Karena itu, demi menghindari kesalahpahaman, warga dituntut peka terhadap berapa kali kentongan berbunyi, seberapa keras ia dipukul, bagaimana irama, bahkan nada musikal yang dihasilkan.
Saat malam begitu larut, suara kentongan yang lembut seperti menganugerahi rasa aman dan nyaman. Inilah sumbangan tidak kecil kentongan dalam menciptakan rasa ”bahagia” masyarakat penggunanya.
Bunyinya yang lumayan nyaring dapat menjangkau tempat yang agak jauh tanpa bantuan pelantang. Termasuk kepada mereka yang siang hari disibukkan pelbagai tugas, kerja, atau tanggung jawab.
Desa pun secara mandiri menjadi siaga karena ia menjadi penanda paling awal jika terjadi musibah, baik alam maupun sosial-budaya. Satu bunyi yang membuat semua pihak siaga dan cepat mengantisipasi keadaan sehingga timbulnya korban bisa dihindari dan bencana pun dapat segera diatasi.
Di Bali, kentongan tak hanya berfungsi sebagai pertanda siaga, bahaya, ataupun musibah. Ia juga menjadi pertanda kebahagiaan ketika dibunyikan pada acara pernikahan. Bagi orang Bali, pernikahan begitu sakral sehingga ia patut, bahkan wajib, disaksikan dan diikuti sebanyak mungkin warga.
Ketika kehidupan manusia masih dilingkupi mitos dan takhayul, hadirnya kentongan merupakan capaian luar biasa. Ia menampilkan ”teknologi purba” yang menampung kreativitas dan daya cipta manusia. Sayangnya, seiring perubahan zaman, fungsi kentongan pun mulai bergeser. Kini, kentongan semakin ditinggalkan.
Di sejumlah desa, ia kian jarang ditemukan. Alat komunikasi modern semisal gawai mengambil posisi dan perannya. Ia justru beralih fungsi sebagai simbol kekuasaan lokal. Beberapa rumah kepala desa dilengkapi kentongan. Rumah berhias kentongan memuat makna bahwa seseorang yang berada di dalamnya dibekali mandat untuk mengatur desa. Warga desa wajib mematuhi apa yang ”dititahkan” si pemilik kentongan.

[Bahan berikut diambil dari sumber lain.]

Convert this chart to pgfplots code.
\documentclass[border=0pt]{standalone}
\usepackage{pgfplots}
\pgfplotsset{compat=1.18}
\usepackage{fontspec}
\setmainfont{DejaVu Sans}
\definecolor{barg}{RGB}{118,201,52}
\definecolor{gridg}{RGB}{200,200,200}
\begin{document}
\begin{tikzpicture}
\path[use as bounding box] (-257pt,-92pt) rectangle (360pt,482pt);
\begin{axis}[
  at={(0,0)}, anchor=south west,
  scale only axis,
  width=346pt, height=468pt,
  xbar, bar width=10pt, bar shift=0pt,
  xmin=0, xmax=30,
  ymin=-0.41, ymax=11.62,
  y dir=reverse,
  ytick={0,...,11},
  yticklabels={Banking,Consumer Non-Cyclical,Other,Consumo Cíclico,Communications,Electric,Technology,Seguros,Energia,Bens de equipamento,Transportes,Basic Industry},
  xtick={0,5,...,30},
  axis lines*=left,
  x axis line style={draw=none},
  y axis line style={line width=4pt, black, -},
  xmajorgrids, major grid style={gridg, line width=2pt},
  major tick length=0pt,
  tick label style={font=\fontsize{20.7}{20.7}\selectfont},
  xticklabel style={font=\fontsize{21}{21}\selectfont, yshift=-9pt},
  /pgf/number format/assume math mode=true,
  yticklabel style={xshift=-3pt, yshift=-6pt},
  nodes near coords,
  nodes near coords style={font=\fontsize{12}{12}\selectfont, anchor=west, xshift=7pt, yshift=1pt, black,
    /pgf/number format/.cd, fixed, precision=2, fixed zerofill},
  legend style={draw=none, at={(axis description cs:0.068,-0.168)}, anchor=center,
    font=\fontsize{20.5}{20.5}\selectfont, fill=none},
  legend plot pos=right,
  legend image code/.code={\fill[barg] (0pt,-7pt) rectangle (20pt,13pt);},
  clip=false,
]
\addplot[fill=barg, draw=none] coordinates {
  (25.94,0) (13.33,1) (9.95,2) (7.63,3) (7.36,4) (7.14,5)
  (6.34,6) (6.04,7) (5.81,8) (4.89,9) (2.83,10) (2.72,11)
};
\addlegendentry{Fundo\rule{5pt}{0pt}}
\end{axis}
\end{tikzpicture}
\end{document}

Bagi sebagian orang, kentongan adalah aksesori rumah yang menjanjikan kenangan dan romantisisme. Di dalamnya tersimpan ingatan tentang indahnya kehidupan masa lampau. Ia mencatat bahwa sejarah manusia bermula dari kesederhanaan, termasuk dalam penggunaan alat komunikasi yang bermakna.